I was not fully recognized how much the altitude of Mexico City aided athletes (more recently, Allyson Felix ran 22.11 as a Junior and her best in the lowlands was 22.51.
As for Beamon, not only did he have the altitude, he also had a lot of wind. It was listed as 2.0, but there is A LOT of evidence that the wind readings were done incorrectly when person B was doing the readings. All of person B's readings were integers, like 2, 3, and some 1s. When person A was not doing the (preliminary?) rounds of the hurdles the readings were done correctly and you get the dominant proportion (90%) with some tenths recorded. The readings between 2.0 and 2.9 were all given a reading of 2.0, so it is 90% likely that it was wind aided. See the thread on the Track and Field News discussion board back some years ago (4-8?), including commentary from people who were there. I remember watching on TV as a teenager.

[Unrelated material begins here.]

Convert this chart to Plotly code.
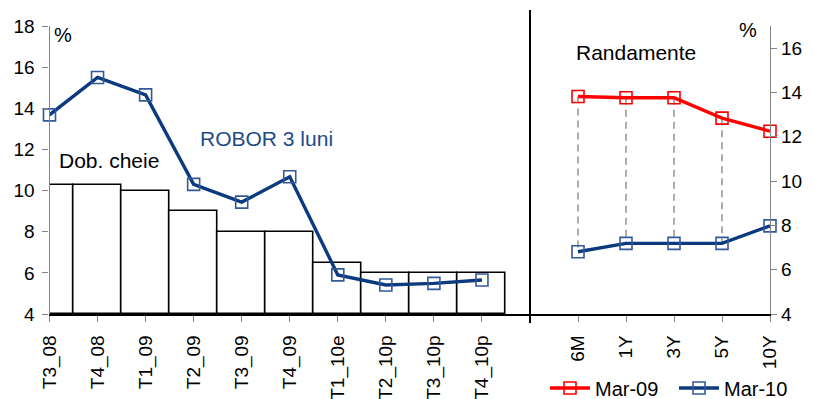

There were no more stellar long jumps that day because right after Beamon's jump it poured very heavily. I think that in the triple jump at the 68 Games, the World Record was broken at least 3 times. Also, the warm, humid air right before the storm hit would have also helped a little, and if I recall correctly, he got all of the board. Absolutely everything was right for that jump: (excess) wind, perfect board, very high altitude, warm/humid air (but unless it was hot it does not help that much. But if there was a heavy storm, it was likely a low pressure system which lowered the air density and helped also.
I think that Beamon set the world indoor record later, but I am not sure that he ever jumped 28 feet. In part, he could not reproduce jumps in that range.